Matthäus-Maier brachte frischen Wind in die Nadelstreifen-Welt der Topbanker. »Endlich mal ein Mensch an der Spitze dieser Kreditmaschinen«, formulierte es damals ein Frankfurter Finanzexperte. Doch die Bankenkrise 2007/2008 bereitete dieser Ära ein jähes Ende. Zwar hatte sich die staatliche KfW keineswegs verzockt, wohl aber die private IKB-Bank (Deutsche Industriebank), bei der die KfW große Anteile hielt. Ingrid war zwar nicht in die Gremien der IKB involviert, sollte aber die Verantwortung für deren Missmanagement tragen. Die politischen Störmanöver wurden so massiv, dass Ingrid sich genötigt sah, im April 2008 von ihrem Vorstandsposten zurückzutreten.
Danach brauchte sie zunächst ein wenig Ruhe, doch schon Anfang 2009 trat sie in den Förderkreis der Giordano-Bruno-Stiftung ein – zusammen mit ihrer gesamten Familie (etwas, das in der gbs-Geschichte nicht gerade häufig vorgekommen ist). Und selbstverständlich blieben Ingrid und Robert nicht bloß passive Mitglieder der Stiftung, sondern übernahmen schnell wichtige Funktionen in Kuratorium und Beirat. Während Robert den Vorstand bei der Weiterentwicklung der Stiftung beriet, eroberte Ingrid die Podien als humanistische Vorkämpferin: 2010 leitete sie die Pressekonferenz des Vereins ehemaliger Heimkinder im Haus der Bundespressekonferenz. Wenig später engagierte sie sich in der »Kampagne zur Ablösung der historischen Staatsleistungen an die Kirchen«, ein Thema, das sie schon beim FDP-Kirchenpapier auf den Punkt gebracht hatte. Ab 2012 war sie als Sprecherin der »Kampagne gegen religiöse Diskriminierung am Arbeitsplatz« aktiv, (GerDiA), ab 2014 zudem als Sprecherin der Sterbehilfe-Kampagne »Mein Ende gehört mir!«
2016 zog Ingrid als Vertreterin der Konfessionsfreien in den WDR-Rundfunkrat, wo sie wenig später zur stellvertretenden Vorsitzenden des Finanzausschusses gewählt wurde. 2017 gehörte sie zu den Gründungsmitgliedern des »Instituts für Weltanschauungsrecht« (ifw), 2018 zählte sie zu den Referent*innen der »Säkularen Woche der Menschenrechte« anlässlich des 70. Jubiläums der Verabschiedung der UN-Menschenrechtserklärung und 2019 stand sie im Mittelpunkt des großen ifw-Festakts zum 70. Geburtstag des deutschen Grundgesetzes.
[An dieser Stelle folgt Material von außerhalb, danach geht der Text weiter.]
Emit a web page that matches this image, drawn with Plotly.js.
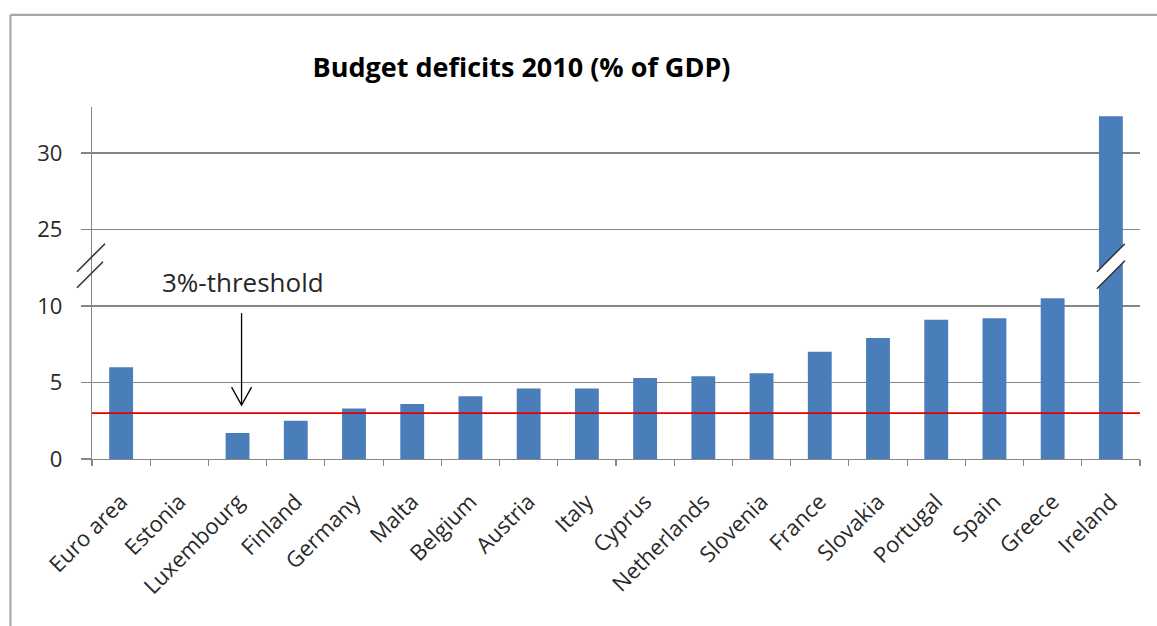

Es gibt wohl keinen größeren Fan des Grundgesetzes als Ingrid Matthäus-Maier. Bei ihren Vorträgen hat sie stets Exemplare des Verfassungstextes dabei, um sie im Publikum zu verteilen: »Den meisten ist gar nicht bewusst, wie hervorragend die deutsche Verfassung im internationalen Vergleich ist. Es gibt weltweit kaum etwas Besseres. Leider aber hinkt die deutsche Verfassungswirklichkeit, also die gesellschaftliche und politische Realität, dem Verfassungstext weit hinterher. In dieser Hinsicht gibt es – trotz der Erfolge der letzten Jahre – noch immer viel zu tun!«
Auch mit 80 Jahren weiterhin engagiert
»Wir gratulieren Ingrid herzlich zu ihrem 80. Geburtstag, danken ihr für die großartige Unterstützung in den letzten 16 Jahren und freuen uns darüber, dass sie weiterhin so engagiert an unserer Seite steht!«, sagt gbs-Vorstand Michael Schmidt-Salomon. »Ihre Vitalität, Bodenständigkeit und politische Weitsicht sind ebenso einzigartig wie ihr rheinischer Humor. Wenn sie etwas zusagt, kann man sich hundertprozentig darauf verlassen, dass es hochprofessionell umgesetzt wird!«
Im aktuellen Jahr begleitete Ingrid Matthäus-Maier u.a. die subversiv-ironische Vorstellung eines alternativen Kirchentagsvereins [3] in Düsseldorf. Im Oktober wird sie Podiumsgast der fowid-Tagung »Auf dem Weg in die säkulare Gesellschaft« [4]sein und über die politischen Folgen der Säkularisierung diskutieren.